By placing literature in the context of cultural studies, this unit hopes to expand the toolkit of the CCSS enabling students to study a piece of literature as a cultural phenomenon. In doing so, students are still able to investigate the choices an author makes and how those choices impact the meaning of a text as a whole but also to situate whole meaning in its cultural context leading students to think about the social, economic and political conditions that influenced the writer to make those choices to begin with. The University of North Carolina at Chapel Hill defines cultural studies as, “an innovative interdisciplinary field of research and teaching that investigates the ways in which “culture” creates and transforms individual experiences, everyday life, social relations and power….Combining the strengths of the social sciences and the humanities, cultural studies draws on methods and theories from literary studies, sociology, communications studies, history, cultural anthropology, and economics.2” The University further asserts that, “Cultural studies is devoted to understanding the processes through which societies and the diverse groups within them come to terms with history, community life, and the challenges of the future.” In essence, by using the framework provided by cultural studies, students can investigate the conditions that produce a text as a cultural phenomenon and the way a text speaks back to the cultural conditions it emerges from.

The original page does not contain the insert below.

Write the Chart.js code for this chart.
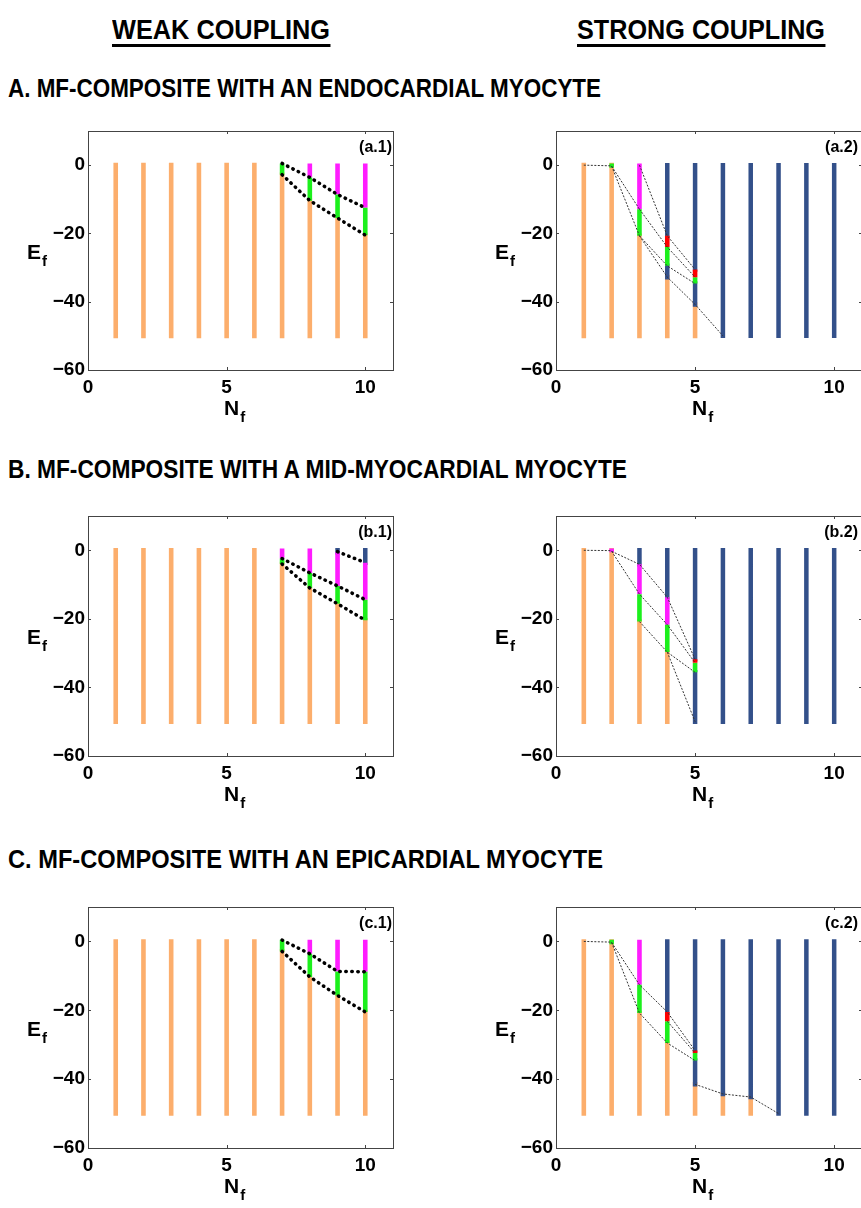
<!DOCTYPE html>
<html>
<head>
<meta charset="utf-8">
<script src="https://cdn.jsdelivr.net/npm/chart.js@4.4.1/dist/chart.umd.min.js"></script>
<style>
html, body { margin: 0; padding: 0; background: #fff; overflow: hidden; width: 861px; height: 1208px; }
body { position: relative; font-family: "Liberation Sans", Arial, sans-serif; font-weight: bold; color: #000; }
canvas { position: absolute; }
.txt { position: absolute; white-space: nowrap; line-height: 1; transform-origin: 0 0; }
.head { font-size: 27px; border-bottom: 3px solid #000; padding-bottom: 0px; }
.sect { font-size: 25px; }
.lab { font-size: 21px; }
.lab span { font-size: 15px; position: relative; top: 7px; margin-left: 1px; }
.tag { font-size: 16px; }
</style>
</head>
<body>
<div class="txt head fit" data-w="218" style="left:112px; top:17px">WEAK COUPLING</div>
<div class="txt head fit" data-w="248" style="left:577px; top:17px">STRONG COUPLING</div>
<div class="txt sect fit" data-w="593" style="left:8px; top:76px">A. MF-COMPOSITE WITH AN ENDOCARDIAL MYOCYTE</div>
<div class="txt sect fit" data-w="619" style="left:8px; top:457px">B. MF-COMPOSITE WITH A MID-MYOCARDIAL MYOCYTE</div>
<div class="txt sect fit" data-w="595" style="left:8px; top:847px">C. MF-COMPOSITE WITH AN EPICARDIAL MYOCYTE</div>

<script>
// segments are [N_f, top E_f, bottom E_f]; lines are polylines of [N_f, E_f]

// (a.1) weak coupling, endocardial
const a1Orange = [[1,0,-50],[2,0,-50],[3,0,-50],[4,0,-50],[5,0,-50],[6,0,-50],[7,-2.8,-50],[8,-10.4,-50],[9,-15.5,-50],[10,-20.5,-50]];
const a1Green = [[7,0.5,-2.8],[8,-3.6,-10.4],[9,-8.6,-15.5],[10,-12.5,-20.5]];
const a1Magenta = [[8,0.5,-3.6],[9,0.5,-8.6],[10,0.5,-12.5]];
const a1Lines = [[[7,0.5],[8,-3.6],[9,-8.6],[10,-12.5]], [[7,-2.8],[8,-10.4],[9,-15.5],[10,-20.5]]];

// (a.2) strong coupling, endocardial
const a2Orange = [[1,0,-50],[2,0,-50],[3,-20.7,-50],[4,-32.8,-50],[5,-40.8,-50]];
const a2Blue = [[4,0,-20.7],[4,-29.5,-32.8],[5,0,-30.6],[5,-34.7,-40.8],[6,0,-50],[7,0,-50],[8,0,-50],[9,0,-50],[10,0,-50]];
const a2Magenta = [[3,0.5,-12.9]];
const a2Green = [[2,0.5,-0.8],[3,-12.9,-20.7],[4,-24,-29.5],[5,-32.8,-34.7]];
const a2Red = [[4,-20.7,-24],[5,-30.6,-32.8]];
const a2Lines = [
  [[1,0],[2,-0.2]],
  [[2,-0.3],[3,-12.9]],
  [[2,-0.3],[3,-20.7]],
  [[3,0],[4,-20.7],[5,-30.6]],
  [[3,-12.9],[4,-24],[5,-32.8]],
  [[3,-20.7],[4,-29.5],[5,-34.7]],
  [[3,-20.7],[4,-32.8],[5,-40.8],[6,-50]]
];

// (b.1) weak coupling, mid-myocardial
const b1Orange = [[1,0,-50],[2,0,-50],[3,0,-50],[4,0,-50],[5,0,-50],[6,0,-50],[7,-4,-50],[8,-11,-50],[9,-15.6,-50],[10,-20.4,-50]];
const b1Blue = [[9,0,-0.6],[10,0,-3.6]];
const b1Magenta = [[7,0.5,-2.4],[8,0.5,-6.6],[9,-0.6,-10.4],[10,-3.6,-14.4]];
const b1Green = [[7,-2.4,-4],[8,-6.6,-11],[9,-10.4,-15.6],[10,-14.4,-20.4]];
const b1Lines = [[[9,-0.4],[10,-3.6]], [[7,-2.4],[8,-6.6],[9,-10.4],[10,-14.4]], [[7,-4],[8,-11],[9,-15.6],[10,-20.4]]];

// (b.2) strong coupling, mid-myocardial
const b2Orange = [[1,0,-50],[2,0,-50],[3,-20.8,-50],[4,-29.7,-50]];
const b2Blue = [[3,0,-4.1],[4,0,-13.7],[5,0,-31.8],[5,-35.6,-50],[6,0,-50],[7,0,-50],[8,0,-50],[9,0,-50],[10,0,-50]];
const b2Magenta = [[2,0.5,-0.6],[3,-4.1,-12.8],[4,-13.7,-21.7]];
const b2Green = [[3,-12.8,-20.8],[4,-21.7,-29.7],[5,-32.8,-35.6]];
const b2Red = [[5,-31.8,-32.8]];
const b2Lines = [
  [[1,0],[2,-0.1]],
  [[2,-0.3],[3,-4.1],[4,-13.7],[5,-31.8]],
  [[2,-0.3],[3,-12.8],[4,-21.7],[5,-32.8]],
  [[3,-20.8],[4,-29.7],[5,-35.6]],
  [[4,-29.7],[5,-50]]
];

// (c.1) weak coupling, epicardial
const c1Orange = [[1,0,-50],[2,0,-50],[3,0,-50],[4,0,-50],[5,0,-50],[6,0,-50],[7,-2.9,-50],[8,-10.3,-50],[9,-15.7,-50],[10,-20.5,-50]];
const c1Green = [[7,0.5,-2.9],[8,-3.6,-10.3],[9,-8.7,-15.7],[10,-8.8,-20.5]];
const c1Magenta = [[8,0.5,-3.6],[9,0.5,-8.7],[10,0.5,-8.8]];
const c1Lines = [[[7,0.4],[8,-3.6],[9,-8.7],[10,-8.8]], [[7,-2.9],[8,-10.3],[9,-15.7],[10,-20.5]]];

// (c.2) strong coupling, epicardial
const c2Orange = [[1,0,-50],[2,0,-50],[3,-20.8,-50],[4,-29.5,-50],[5,-41.5,-50],[6,-44.3,-50],[7,-45.2,-50]];
const c2Blue = [[4,0,-20.5],[5,0,-31.7],[5,-34.6,-41.5],[6,0,-44.3],[7,0,-45.2],[8,0,-50],[9,0,-50],[10,0,-50]];
const c2Magenta = [[3,0.5,-12.6]];
const c2Green = [[2,0.5,-0.8],[3,-12.6,-20.8],[4,-23.2,-29.5],[5,-32.4,-34.6]];
const c2Red = [[4,-20.5,-23.2],[5,-31.7,-32.4]];
const c2Lines = [
  [[1,0],[2,-0.2]],
  [[2,-0.3],[3,-12.6],[4,-20.5],[5,-31.7]],
  [[2,-0.3],[3,-20.8],[4,-29.5],[5,-34.6]],
  [[4,-23.2],[5,-32.4]],
  [[5,-41.5],[6,-44.3],[7,-45.2],[8,-50]]
];

const xTicks = [0, 5, 10];
const yTicks = [-60, -40, -20, 0];

const colors = { orange: '#fcae6c', blue: '#33508a', magenta: '#ff1cff', green: '#1cf01c', red: '#ff0000' };
const font = '"Liberation Sans", Arial, sans-serif';

const rows = [ { top: 131, bottom: 370 }, { top: 516, bottom: 756 }, { top: 907, bottom: 1148 } ];
const cols = [ { canvasLeft: 0, plotLeft: 88, plotRight: 393 }, { canvasLeft: 460, plotLeft: 556, plotRight: 862 } ];

const panels = [
  { tag: '(a.1)', row: 0, col: 0, weak: true, segs: { orange: a1Orange, green: a1Green, magenta: a1Magenta }, lines: a1Lines },
  { tag: '(a.2)', row: 0, col: 1, weak: false, segs: { orange: a2Orange, blue: a2Blue, magenta: a2Magenta, green: a2Green, red: a2Red }, lines: a2Lines },
  { tag: '(b.1)', row: 1, col: 0, weak: true, segs: { orange: b1Orange, blue: b1Blue, magenta: b1Magenta, green: b1Green }, lines: b1Lines },
  { tag: '(b.2)', row: 1, col: 1, weak: false, segs: { orange: b2Orange, blue: b2Blue, magenta: b2Magenta, green: b2Green, red: b2Red }, lines: b2Lines },
  { tag: '(c.1)', row: 2, col: 0, weak: true, segs: { orange: c1Orange, green: c1Green, magenta: c1Magenta }, lines: c1Lines },
  { tag: '(c.2)', row: 2, col: 1, weak: false, segs: { orange: c2Orange, blue: c2Blue, magenta: c2Magenta, green: c2Green, red: c2Red }, lines: c2Lines }
];

function segPoints(list) {
  const pts = [];
  list.forEach(([n, top, bottom]) => {
    pts.push({ x: n, y: top }, { x: n, y: bottom }, { x: n, y: null });
  });
  return pts;
}

function linePoints(list) {
  const pts = [];
  list.forEach(line => {
    line.forEach(([n, e]) => pts.push({ x: n, y: e }));
    pts.push({ x: line[line.length - 1][0], y: null });
  });
  return pts;
}

// matlab style box with small inward ticks
const framePlugin = {
  id: 'frame',
  afterDatasetsDraw(chart) {
    const { ctx, chartArea: a, scales } = chart;
    ctx.save();
    ctx.strokeStyle = '#444';
    ctx.lineWidth = 1;
    ctx.strokeRect(Math.round(a.left) + 0.5, Math.round(a.top) + 0.5, Math.round(a.right - a.left), Math.round(a.bottom - a.top));
    ctx.beginPath();
    xTicks.forEach(v => {
      const px = Math.round(scales.x.getPixelForValue(v)) + 0.5;
      ctx.moveTo(px, a.bottom); ctx.lineTo(px, a.bottom - 3);
      ctx.moveTo(px, a.top); ctx.lineTo(px, a.top + 3);
    });
    yTicks.forEach(v => {
      const py = Math.round(scales.y.getPixelForValue(v)) + 0.5;
      ctx.moveTo(a.left, py); ctx.lineTo(a.left + 3, py);
      ctx.moveTo(a.right, py); ctx.lineTo(a.right - 3, py);
    });
    ctx.stroke();
    ctx.restore();
  }
};

function addText(cls, html, left, top, right) {
  const el = document.createElement('div');
  el.className = 'txt ' + cls;
  el.innerHTML = html;
  el.style.top = top + 'px';
  if (right !== undefined) el.style.right = right + 'px';
  else el.style.left = left + 'px';
  document.body.appendChild(el);
}

panels.forEach(p => {
  const r = rows[p.row], c = cols[p.col];
  const padTop = 20, xAxisH = 30, padRight = 27;
  const canvas = document.createElement('canvas');
  const w = c.plotRight + padRight - c.canvasLeft;
  const h = padTop + (r.bottom - r.top) + xAxisH;
  canvas.width = w; canvas.height = h;
  canvas.style.left = c.canvasLeft + 'px';
  canvas.style.top = (r.top - padTop) + 'px';
  document.body.appendChild(canvas);

  const datasets = [{
    data: linePoints(p.lines),
    showLine: true,
    borderColor: p.weak ? '#000' : '#333',
    borderWidth: p.weak ? 3.5 : 1,
    borderDash: p.weak ? [0.5, 5.5] : [2, 1.5],
    borderCapStyle: p.weak ? 'round' : 'butt',
    pointRadius: 0
  }];
  ['red', 'green', 'magenta', 'blue', 'orange'].forEach(k => {
    if (!p.segs[k]) return;
    const base = k === 'blue' || k === 'orange';
    datasets.push({
      data: segPoints(p.segs[k]),
      showLine: true,
      borderColor: colors[k],
      borderWidth: k === 'blue' ? 4.5 : 4.6,
      borderCapStyle: base ? 'square' : 'butt',
      pointRadius: 0
    });
  });

  new Chart(canvas.getContext('2d'), {
    type: 'scatter',
    data: { datasets: datasets },
    options: {
      responsive: false,
      animation: false,
      events: [],
      layout: { padding: { top: padTop, right: padRight, left: 0, bottom: 0 } },
      plugins: { legend: { display: false }, tooltip: { enabled: false } },
      elements: { line: { tension: 0 } },
      scales: {
        x: {
          type: 'linear', min: 0, max: 11,
          grid: { display: false, drawTicks: false },
          border: { display: false },
          ticks: { stepSize: 5, includeBounds: false, padding: 6, maxRotation: 0, color: '#000', font: { family: font, size: 19, weight: 'bold' } },
          afterFit: s => { s.height = xAxisH; }
        },
        y: {
          type: 'linear', min: -60, max: 10,
          grid: { display: false, drawTicks: false },
          border: { display: false },
          ticks: {
            stepSize: 20, includeBounds: false, padding: 3, color: '#000', font: { family: font, size: 19, weight: 'bold' },
            callback: v => v < 0 ? '\u2212' + (-v) : String(v)
          },
          afterFit: s => { s.width = c.plotLeft - c.canvasLeft; }
        }
      }
    },
    plugins: [framePlugin]
  });

  const mid = (r.top + r.bottom) / 2;
  addText('lab', 'E<span>f</span>', c.plotLeft - 61, Math.round(mid - 10));
  addText('lab', 'N<span>f</span>', c.plotLeft + 136, r.bottom + 27);
  addText('tag', p.tag, 0, r.top + 8, 861 - (c.plotRight - (p.col ? 4 : 1)));
});

document.querySelectorAll('.fit').forEach(el => {
  const target = +el.dataset.w;
  el.style.transform = 'scaleX(' + (target / el.getBoundingClientRect().width) + ')';
});
</script>
</body>
</html>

Cultural studies in many ways mirrors the critical literacy approach to the English classroom and so the following unit works to combine the techniques and theories of New Criticism with those of Critical Literacy. In an article published in the
English Journal
, Robert Petrone and Robert Gidney describe a similar approach applied in their American Literature courses; “While Reader Response and New Criticism remain important components of our pedagogy, we strive to foreground historical, cultural and social issues. We ask students to seek out the history, value and functions of texts so they begin to see themselves not just as passive consumers of a tradition, but as active, critical thinkers developing skills, dispositions and habits of mind to question those traditions they are so often meant to take at face value, traditions that value certain voices over others.3 This curriculum unit guides students to think about the relationship between history and culture. If we understand that culture—and by extension, literature—arises out of concrete material conditions, then those conditions must also limit, shape and expand a particular work of literature. For instance, works of literature such as
Johnny Got his Gun
and
Catch-22
arise as cultural reactions to the first and second World Wars. Without the material conditions and shifting relations produced by the wartime psychology, the works would not exist, as we understand them today. But culture is not a passive reaction to the material conditions of an epoch. Culture reacts and reflects back on the world in a dialectical relationship and thus changes it. It impacts the same historical conditions out of which it grows.
Johnny Got his Gun
and
Catch-22,
both criticisms of the irreverence the military bureaucracy shows towards the bodies of soldiers, become part of the cultural fabric of the American ethos and influence our understanding of war to the present.